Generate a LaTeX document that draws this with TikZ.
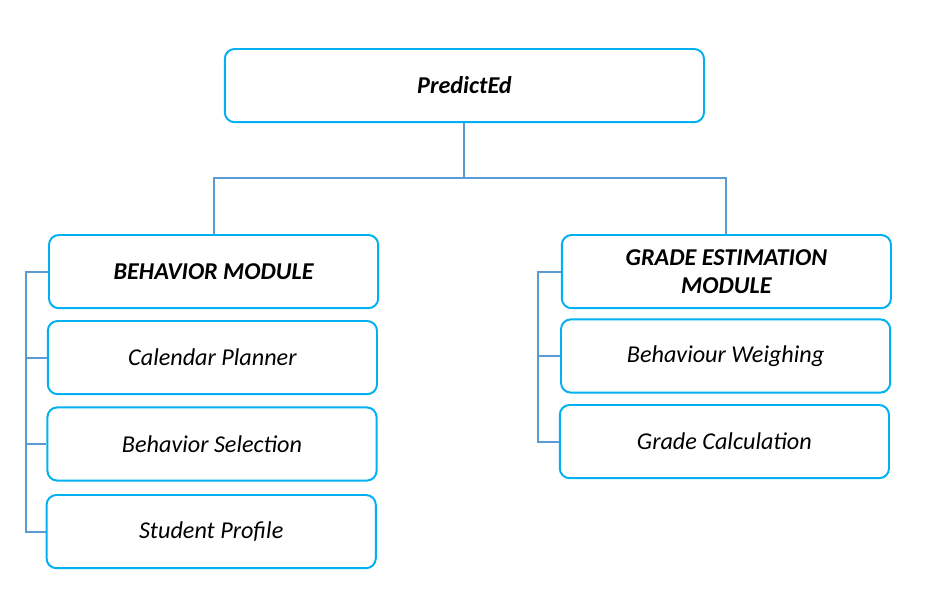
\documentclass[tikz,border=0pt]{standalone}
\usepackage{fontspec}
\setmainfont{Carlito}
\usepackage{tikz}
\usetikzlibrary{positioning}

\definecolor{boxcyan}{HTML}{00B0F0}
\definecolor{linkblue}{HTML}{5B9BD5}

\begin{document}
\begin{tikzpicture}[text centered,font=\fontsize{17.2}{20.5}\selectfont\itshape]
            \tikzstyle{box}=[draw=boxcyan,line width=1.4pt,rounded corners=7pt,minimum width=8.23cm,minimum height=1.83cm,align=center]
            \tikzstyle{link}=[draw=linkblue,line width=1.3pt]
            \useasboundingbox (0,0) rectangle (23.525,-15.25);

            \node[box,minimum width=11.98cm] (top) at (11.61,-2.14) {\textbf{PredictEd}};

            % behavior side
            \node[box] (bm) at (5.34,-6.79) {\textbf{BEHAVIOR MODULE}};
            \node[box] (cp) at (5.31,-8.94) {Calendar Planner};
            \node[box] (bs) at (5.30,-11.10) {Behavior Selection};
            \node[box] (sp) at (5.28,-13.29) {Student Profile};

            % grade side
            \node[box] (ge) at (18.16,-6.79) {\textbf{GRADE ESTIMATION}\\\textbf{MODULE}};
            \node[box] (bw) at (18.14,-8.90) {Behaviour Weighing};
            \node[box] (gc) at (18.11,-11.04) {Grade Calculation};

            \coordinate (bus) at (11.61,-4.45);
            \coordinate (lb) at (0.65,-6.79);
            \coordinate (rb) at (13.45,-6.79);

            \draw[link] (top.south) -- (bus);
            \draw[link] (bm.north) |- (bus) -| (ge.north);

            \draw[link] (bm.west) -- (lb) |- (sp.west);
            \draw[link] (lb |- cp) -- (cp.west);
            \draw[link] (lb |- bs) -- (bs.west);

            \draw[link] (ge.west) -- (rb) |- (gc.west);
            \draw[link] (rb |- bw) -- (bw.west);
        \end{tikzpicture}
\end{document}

▬▬▬▬▬▬▬▬▬▬

## Prompt
Reproduce the material word for word. Any pictures should be left out of the copy.

## Full answer
Generate a LaTeX document that draws this with TikZ.
\documentclass[tikz,border=0pt]{standalone}
\usepackage{fontspec}
\setmainfont{Carlito}
\usepackage{tikz}
\usetikzlibrary{positioning}

\definecolor{boxcyan}{HTML}{00B0F0}
\definecolor{linkblue}{HTML}{5B9BD5}

\begin{document}
\begin{tikzpicture}[text centered,font=\fontsize{17.2}{20.5}\selectfont\itshape]
            \tikzstyle{box}=[draw=boxcyan,line width=1.4pt,rounded corners=7pt,minimum width=8.23cm,minimum height=1.83cm,align=center]
            \tikzstyle{link}=[draw=linkblue,line width=1.3pt]
            \useasboundingbox (0,0) rectangle (23.525,-15.25);

            \node[box,minimum width=11.98cm] (top) at (11.61,-2.14) {\textbf{PredictEd}};

            % behavior side
            \node[box] (bm) at (5.34,-6.79) {\textbf{BEHAVIOR MODULE}};
            \node[box] (cp) at (5.31,-8.94) {Calendar Planner};
            \node[box] (bs) at (5.30,-11.10) {Behavior Selection};
            \node[box] (sp) at (5.28,-13.29) {Student Profile};

            % grade side
            \node[box] (ge) at (18.16,-6.79) {\textbf{GRADE ESTIMATION}\\\textbf{MODULE}};
            \node[box] (bw) at (18.14,-8.90) {Behaviour Weighing};
            \node[box] (gc) at (18.11,-11.04) {Grade Calculation};

            \coordinate (bus) at (11.61,-4.45);
            \coordinate (lb) at (0.65,-6.79);
            \coordinate (rb) at (13.45,-6.79);

            \draw[link] (top.south) -- (bus);
            \draw[link] (bm.north) |- (bus) -| (ge.north);

            \draw[link] (bm.west) -- (lb) |- (sp.west);
            \draw[link] (lb |- cp) -- (cp.west);
            \draw[link] (lb |- bs) -- (bs.west);

            \draw[link] (ge.west) -- (rb) |- (gc.west);
            \draw[link] (rb |- bw) -- (bw.west);
        \end{tikzpicture}
\end{document}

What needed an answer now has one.